The intellectual framework follows a trajectory of inevitability transforming into trap. Tuchman details how the German Schlieffen Plan—a desperate gamble to knock France out before Russia could mobilize—dictated the political timeline. This created a "use it or lose it" psychology. The narrative emphasizes the "fog of war": the confusion of commanders like Sir John French (BEF) and von Moltke (Germany) who were paralyzed by the speed of events. The structure moves from the grand delusions of the planners to the chaotic reality of the Battle of the Marne, where the "miracle" of victory was less about strategic brilliance and more about German exhaustion and tactical error.
Finally, Tuchman resolves the framework by showing that the "Guns of August" did not just start a war; they ended a world. The failure to achieve a quick victory in August led directly to the entrenchment of the Western Front. The book concludes with the realization that the old world had died, consumed by its own technological capacity for destruction and its leaders' stubborn adherence to the logic of the plan over the logic of humanity.
Notable Arguments & Insights
- The Railway Timetable as Destiny: Tuchman powerfully argues that the intricate railway schedules required to move millions of men were the true declaration of war. Once the trains started rolling, political leaders felt powerless to stop them, effectively handing control of Europe to logistics officers.
- German "Frightfulness" (Schrecklichkeit): She details the systematic brutality of the German advance through Belgium not merely as a moral failing, but as a calculated strategic policy to crush civilian resistance quickly—a precursor to the concept of "total war" that the world was not yet ready to understand.
- The Admiration of Incompetence: Tuchman offers a biting critique of the French "Cult of the Offensive" (Plan XVII), showing how a romantic obsession with élan (spirit) led French troops to charge in red trousers against machine guns, resulting in catastrophic and unnecessary loss of life.

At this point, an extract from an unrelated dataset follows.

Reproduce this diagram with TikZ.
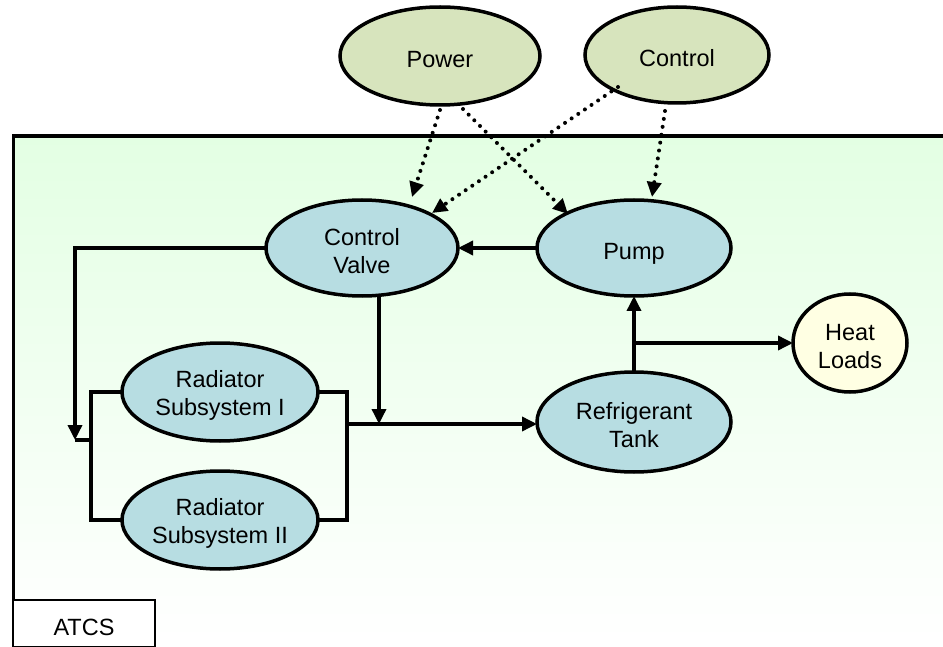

- The Decapitation of the German Command: She attributes the failure at the Marne not to French genius, but to the psychological collapse of the German Chief of Staff, von Moltke, who lost his nerve and lost control of his armies.
Cultural Impact
- Influence on the Cuban Missile Crisis: Perhaps no history book has had a more immediate impact on world events. President John F. Kennedy stated that Tuchman’s book helped him navigate the 1962 crisis; he famously said, "I am not going to follow a book," referencing his determination not to let rigid military options force him into a war he wanted to avoid. He gave copies to his cabinet and military advisers.
- Popularization of Narrative History: Tuchman helped bridge the gap between academic history and popular non-fiction. She proved that history could be written with the narrative flair of a novel while maintaining rigorous scholarly standards.
- Shaping the WWI Mythos: The book cemented the popular image of WWI generals as "lions led by donkeys"—brave soldiers sacrificed by out-of-touch, incompetent aristocrats.
Connections to Other Works
- The Proud Tower (Barbara W. Tuchman, 1966): A prequel of sorts, examining the Western world in the 25 years leading up to the war.
- The Sleepwalkers: How Europe Went to War in 1914 (Christopher Clark, 2012): A modern counterpart that complicates Tuchman’s narrative, arguing the powers were not "trapped" by plans but sleepwalked into war through complex diplomatic crisscrossing.
- Dreadnought: Britain, Germany, and the Coming of the Great War (Robert K. Massie, 1991): Focuses on the naval arms race and the biographical rivalry that fueled the tension Tuchman describes.
- A World Undone (G.J. Meyer, 2006): Often cited as a modern successor that covers similar ground with access to post-Cold War archives.
One-Line Essence
A masterful demonstration of how the rigid logic of military plans, when combined with diplomatic failure, can lock humanity into a catastrophe that no one actually wants.